### Short problem:
Each line of the material below that holds the word "this" needs to be copied.

Records with drawing code
☆ ☆ ☆ ☆ ☆ ☆ ☆

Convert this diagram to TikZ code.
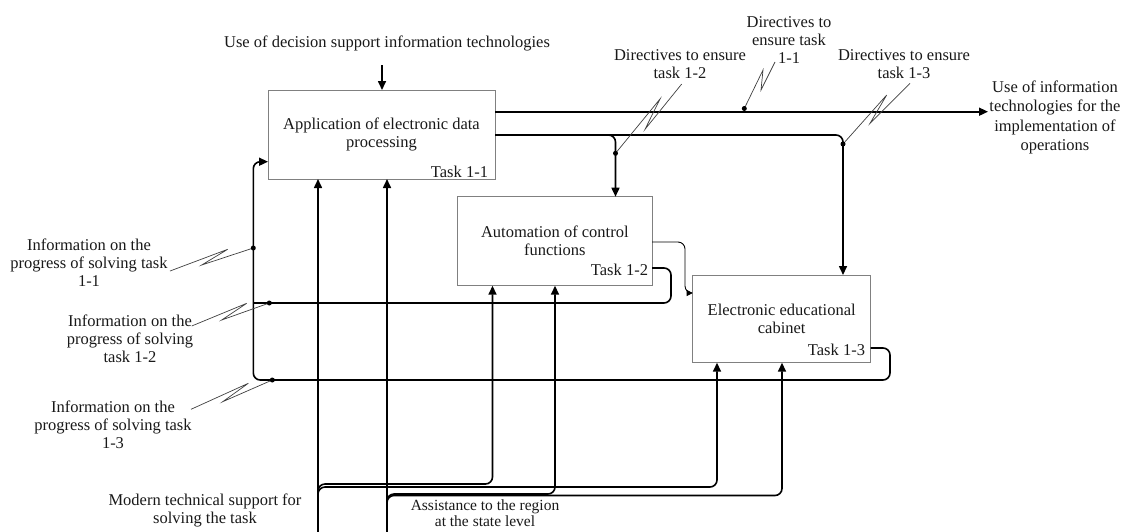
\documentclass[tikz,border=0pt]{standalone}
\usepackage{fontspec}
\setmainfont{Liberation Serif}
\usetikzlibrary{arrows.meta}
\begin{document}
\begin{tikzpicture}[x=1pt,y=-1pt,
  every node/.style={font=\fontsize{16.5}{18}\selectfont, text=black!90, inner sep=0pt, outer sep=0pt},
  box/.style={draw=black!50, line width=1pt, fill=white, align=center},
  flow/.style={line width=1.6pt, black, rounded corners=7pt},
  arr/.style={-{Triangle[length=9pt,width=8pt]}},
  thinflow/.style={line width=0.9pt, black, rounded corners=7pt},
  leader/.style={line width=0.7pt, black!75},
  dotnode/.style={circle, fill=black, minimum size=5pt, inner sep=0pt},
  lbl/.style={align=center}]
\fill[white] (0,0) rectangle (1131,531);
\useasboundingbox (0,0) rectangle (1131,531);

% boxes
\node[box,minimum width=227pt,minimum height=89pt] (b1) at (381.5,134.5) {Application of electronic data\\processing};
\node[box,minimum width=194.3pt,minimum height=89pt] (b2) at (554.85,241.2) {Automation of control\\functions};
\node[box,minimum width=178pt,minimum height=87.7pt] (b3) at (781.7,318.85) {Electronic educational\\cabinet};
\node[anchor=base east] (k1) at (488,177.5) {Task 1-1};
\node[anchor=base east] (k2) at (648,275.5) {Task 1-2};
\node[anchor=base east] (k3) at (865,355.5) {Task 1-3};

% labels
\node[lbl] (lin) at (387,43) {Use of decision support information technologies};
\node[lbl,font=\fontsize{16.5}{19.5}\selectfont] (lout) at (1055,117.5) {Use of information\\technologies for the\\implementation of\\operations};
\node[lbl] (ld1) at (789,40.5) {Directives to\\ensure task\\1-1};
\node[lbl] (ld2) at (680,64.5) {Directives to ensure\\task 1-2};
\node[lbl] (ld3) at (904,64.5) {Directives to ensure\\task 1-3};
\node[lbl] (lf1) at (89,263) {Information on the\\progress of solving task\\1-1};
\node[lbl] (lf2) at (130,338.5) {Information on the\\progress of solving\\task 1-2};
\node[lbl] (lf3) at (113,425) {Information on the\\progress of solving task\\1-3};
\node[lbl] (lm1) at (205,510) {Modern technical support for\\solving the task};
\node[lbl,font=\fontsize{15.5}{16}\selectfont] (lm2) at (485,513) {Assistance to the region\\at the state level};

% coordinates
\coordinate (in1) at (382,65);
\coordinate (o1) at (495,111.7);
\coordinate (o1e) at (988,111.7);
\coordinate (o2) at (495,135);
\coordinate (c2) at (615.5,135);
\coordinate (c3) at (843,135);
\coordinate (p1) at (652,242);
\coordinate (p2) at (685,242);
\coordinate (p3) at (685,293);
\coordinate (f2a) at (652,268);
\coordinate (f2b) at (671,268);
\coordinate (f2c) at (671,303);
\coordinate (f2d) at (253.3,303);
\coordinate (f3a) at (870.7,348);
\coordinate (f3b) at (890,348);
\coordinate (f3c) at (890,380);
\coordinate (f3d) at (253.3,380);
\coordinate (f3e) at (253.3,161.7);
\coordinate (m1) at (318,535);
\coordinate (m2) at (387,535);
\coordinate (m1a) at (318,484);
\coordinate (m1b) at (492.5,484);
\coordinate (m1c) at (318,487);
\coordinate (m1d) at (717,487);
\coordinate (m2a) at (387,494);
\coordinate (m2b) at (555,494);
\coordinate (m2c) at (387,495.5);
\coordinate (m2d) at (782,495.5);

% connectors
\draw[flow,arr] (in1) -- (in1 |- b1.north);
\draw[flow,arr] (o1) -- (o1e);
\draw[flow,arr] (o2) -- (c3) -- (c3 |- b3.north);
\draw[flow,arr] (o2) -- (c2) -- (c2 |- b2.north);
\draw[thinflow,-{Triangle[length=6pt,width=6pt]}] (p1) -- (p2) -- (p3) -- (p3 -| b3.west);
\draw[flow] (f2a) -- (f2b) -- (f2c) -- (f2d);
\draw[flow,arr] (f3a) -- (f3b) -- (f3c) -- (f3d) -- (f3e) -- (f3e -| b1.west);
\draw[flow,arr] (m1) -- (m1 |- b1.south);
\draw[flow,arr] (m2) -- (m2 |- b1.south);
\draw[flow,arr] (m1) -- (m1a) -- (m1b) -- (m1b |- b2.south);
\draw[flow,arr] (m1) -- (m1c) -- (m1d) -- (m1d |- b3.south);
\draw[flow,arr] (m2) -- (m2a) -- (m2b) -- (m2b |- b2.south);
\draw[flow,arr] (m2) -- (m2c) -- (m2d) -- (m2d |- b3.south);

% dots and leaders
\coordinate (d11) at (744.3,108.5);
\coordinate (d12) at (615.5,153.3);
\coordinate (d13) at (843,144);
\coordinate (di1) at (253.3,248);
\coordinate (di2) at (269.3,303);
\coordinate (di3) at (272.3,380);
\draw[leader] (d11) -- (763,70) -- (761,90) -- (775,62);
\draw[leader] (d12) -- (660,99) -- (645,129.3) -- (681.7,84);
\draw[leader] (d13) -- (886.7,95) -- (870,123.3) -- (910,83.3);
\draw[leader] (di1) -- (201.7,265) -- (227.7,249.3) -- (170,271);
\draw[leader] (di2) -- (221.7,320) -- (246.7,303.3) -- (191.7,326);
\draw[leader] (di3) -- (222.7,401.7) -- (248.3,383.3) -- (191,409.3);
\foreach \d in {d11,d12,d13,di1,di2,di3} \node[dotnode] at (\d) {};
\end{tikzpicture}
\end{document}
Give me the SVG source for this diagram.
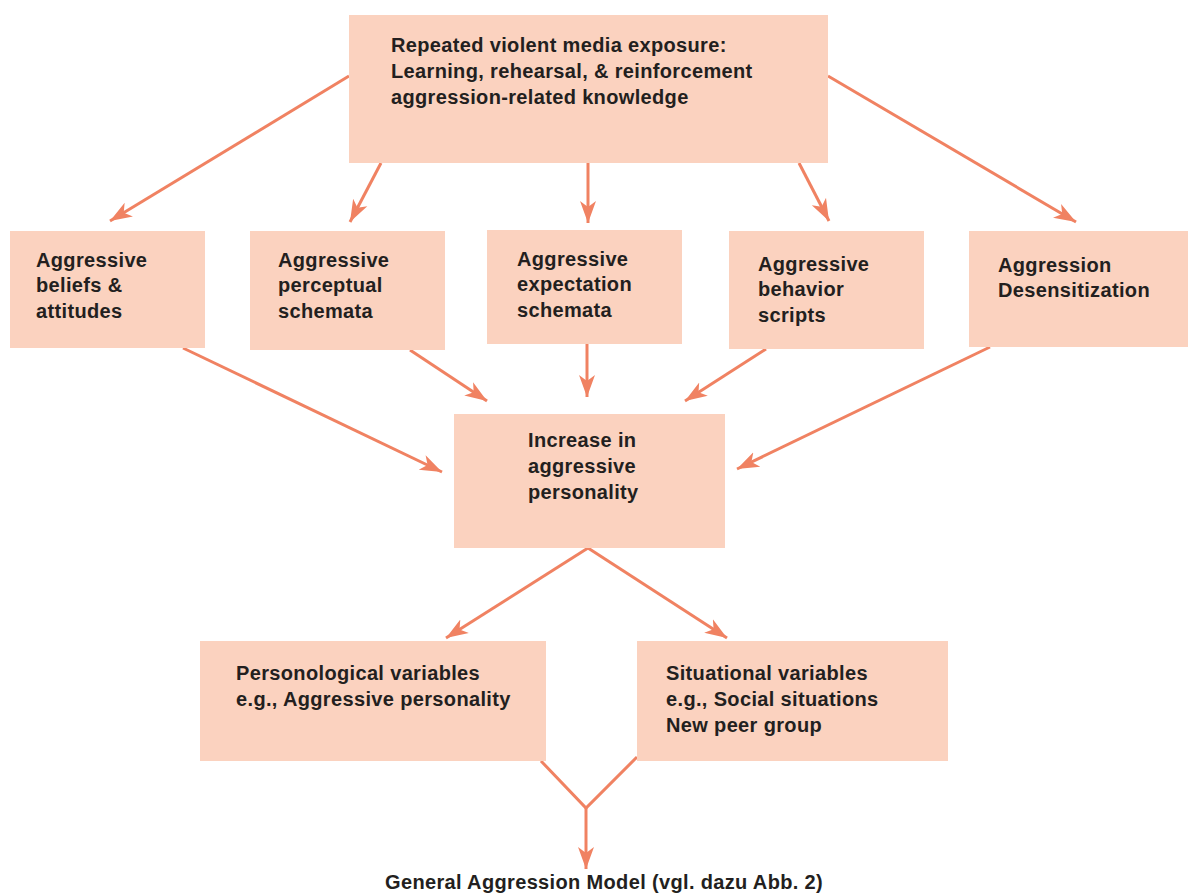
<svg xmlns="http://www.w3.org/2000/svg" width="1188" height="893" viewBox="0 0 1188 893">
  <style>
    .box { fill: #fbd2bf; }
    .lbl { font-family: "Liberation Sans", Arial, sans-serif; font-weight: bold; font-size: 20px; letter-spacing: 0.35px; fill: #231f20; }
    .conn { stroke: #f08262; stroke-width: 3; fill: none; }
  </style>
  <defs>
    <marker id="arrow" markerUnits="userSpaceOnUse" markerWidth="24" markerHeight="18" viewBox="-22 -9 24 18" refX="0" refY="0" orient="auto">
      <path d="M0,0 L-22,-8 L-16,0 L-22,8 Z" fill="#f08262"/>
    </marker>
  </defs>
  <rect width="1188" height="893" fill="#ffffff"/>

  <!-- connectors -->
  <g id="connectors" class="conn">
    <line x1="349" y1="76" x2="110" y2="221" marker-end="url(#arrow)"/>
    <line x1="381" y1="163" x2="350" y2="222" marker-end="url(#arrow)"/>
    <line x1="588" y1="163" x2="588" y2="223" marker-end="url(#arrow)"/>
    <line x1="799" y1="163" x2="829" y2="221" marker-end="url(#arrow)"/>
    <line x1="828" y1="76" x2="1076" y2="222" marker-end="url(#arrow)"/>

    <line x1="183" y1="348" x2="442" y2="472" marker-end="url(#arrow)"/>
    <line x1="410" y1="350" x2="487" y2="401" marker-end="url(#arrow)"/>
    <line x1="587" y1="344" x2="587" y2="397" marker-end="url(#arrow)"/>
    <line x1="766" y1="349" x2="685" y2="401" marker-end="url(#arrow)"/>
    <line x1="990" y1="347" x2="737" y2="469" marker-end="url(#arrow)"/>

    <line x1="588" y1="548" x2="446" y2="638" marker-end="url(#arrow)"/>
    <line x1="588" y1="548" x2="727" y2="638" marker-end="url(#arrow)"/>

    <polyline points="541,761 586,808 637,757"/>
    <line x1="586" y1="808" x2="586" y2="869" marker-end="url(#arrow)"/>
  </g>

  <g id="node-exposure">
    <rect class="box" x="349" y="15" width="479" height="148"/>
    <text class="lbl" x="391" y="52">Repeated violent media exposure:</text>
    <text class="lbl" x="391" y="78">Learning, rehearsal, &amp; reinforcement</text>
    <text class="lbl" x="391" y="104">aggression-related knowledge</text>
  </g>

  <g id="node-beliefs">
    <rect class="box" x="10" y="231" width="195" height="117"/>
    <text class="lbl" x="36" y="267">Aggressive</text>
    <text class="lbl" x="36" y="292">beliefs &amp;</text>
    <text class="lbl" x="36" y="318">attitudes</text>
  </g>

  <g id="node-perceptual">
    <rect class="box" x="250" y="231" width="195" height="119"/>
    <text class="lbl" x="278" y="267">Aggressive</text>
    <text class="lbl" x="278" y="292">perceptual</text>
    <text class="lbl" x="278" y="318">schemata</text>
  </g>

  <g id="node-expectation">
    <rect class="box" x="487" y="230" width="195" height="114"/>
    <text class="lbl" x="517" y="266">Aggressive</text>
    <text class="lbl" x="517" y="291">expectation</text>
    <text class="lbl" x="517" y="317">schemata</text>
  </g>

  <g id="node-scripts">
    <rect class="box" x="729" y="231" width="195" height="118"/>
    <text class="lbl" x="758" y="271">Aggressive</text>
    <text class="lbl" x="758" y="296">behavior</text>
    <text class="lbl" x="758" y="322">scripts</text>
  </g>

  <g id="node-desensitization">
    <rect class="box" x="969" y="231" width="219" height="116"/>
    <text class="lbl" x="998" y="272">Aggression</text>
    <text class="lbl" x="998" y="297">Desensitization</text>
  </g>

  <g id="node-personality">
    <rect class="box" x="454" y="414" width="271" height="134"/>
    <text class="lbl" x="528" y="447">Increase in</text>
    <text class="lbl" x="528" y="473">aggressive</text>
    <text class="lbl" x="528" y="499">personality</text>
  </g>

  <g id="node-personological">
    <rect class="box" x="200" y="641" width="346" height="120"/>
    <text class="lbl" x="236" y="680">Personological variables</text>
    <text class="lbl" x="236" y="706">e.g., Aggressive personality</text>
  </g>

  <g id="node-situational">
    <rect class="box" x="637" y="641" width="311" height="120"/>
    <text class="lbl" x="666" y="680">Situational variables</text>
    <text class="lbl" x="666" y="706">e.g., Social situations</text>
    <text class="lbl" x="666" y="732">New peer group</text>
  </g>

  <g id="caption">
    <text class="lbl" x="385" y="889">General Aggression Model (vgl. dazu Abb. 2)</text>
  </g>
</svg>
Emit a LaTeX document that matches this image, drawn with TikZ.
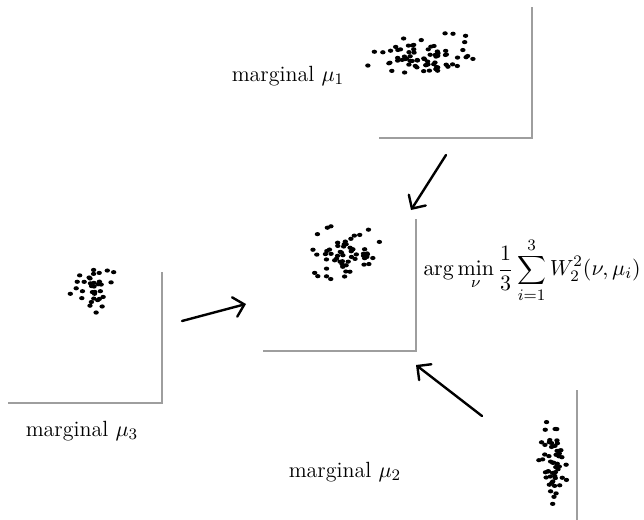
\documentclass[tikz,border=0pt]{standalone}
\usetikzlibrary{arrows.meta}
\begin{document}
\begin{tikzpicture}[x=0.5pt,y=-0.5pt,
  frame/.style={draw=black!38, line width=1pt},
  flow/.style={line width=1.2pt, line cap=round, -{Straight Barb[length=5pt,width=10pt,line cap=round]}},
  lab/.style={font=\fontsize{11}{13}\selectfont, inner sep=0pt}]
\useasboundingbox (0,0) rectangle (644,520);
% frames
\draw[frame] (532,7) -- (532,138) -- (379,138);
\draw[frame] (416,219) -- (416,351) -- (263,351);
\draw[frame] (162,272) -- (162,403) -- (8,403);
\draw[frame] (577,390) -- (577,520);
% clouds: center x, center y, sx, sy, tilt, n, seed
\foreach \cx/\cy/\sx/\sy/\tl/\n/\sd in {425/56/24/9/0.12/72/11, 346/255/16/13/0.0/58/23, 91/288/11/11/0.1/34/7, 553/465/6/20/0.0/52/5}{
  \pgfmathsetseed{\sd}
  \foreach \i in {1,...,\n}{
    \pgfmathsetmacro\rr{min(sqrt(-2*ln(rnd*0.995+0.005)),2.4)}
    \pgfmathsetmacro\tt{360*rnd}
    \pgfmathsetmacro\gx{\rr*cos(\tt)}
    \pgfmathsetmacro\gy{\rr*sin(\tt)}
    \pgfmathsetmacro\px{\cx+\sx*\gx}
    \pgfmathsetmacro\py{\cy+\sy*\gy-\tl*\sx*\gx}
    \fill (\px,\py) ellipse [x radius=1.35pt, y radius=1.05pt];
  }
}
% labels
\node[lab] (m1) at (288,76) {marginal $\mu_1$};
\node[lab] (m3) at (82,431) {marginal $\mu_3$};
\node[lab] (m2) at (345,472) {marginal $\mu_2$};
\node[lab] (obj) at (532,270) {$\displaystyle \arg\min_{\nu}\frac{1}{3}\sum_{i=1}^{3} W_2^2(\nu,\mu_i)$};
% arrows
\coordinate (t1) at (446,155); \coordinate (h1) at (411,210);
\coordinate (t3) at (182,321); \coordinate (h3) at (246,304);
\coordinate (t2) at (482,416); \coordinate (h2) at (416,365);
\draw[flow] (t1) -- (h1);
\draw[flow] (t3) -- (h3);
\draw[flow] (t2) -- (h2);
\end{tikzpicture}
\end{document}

☆ ☆ ☆ ☆ ☆ ☆ ☆

### Response:
Convert this diagram to TikZ code.
Give me the SVG source for this diagram.
Emit a LaTeX document that matches this image, drawn with TikZ.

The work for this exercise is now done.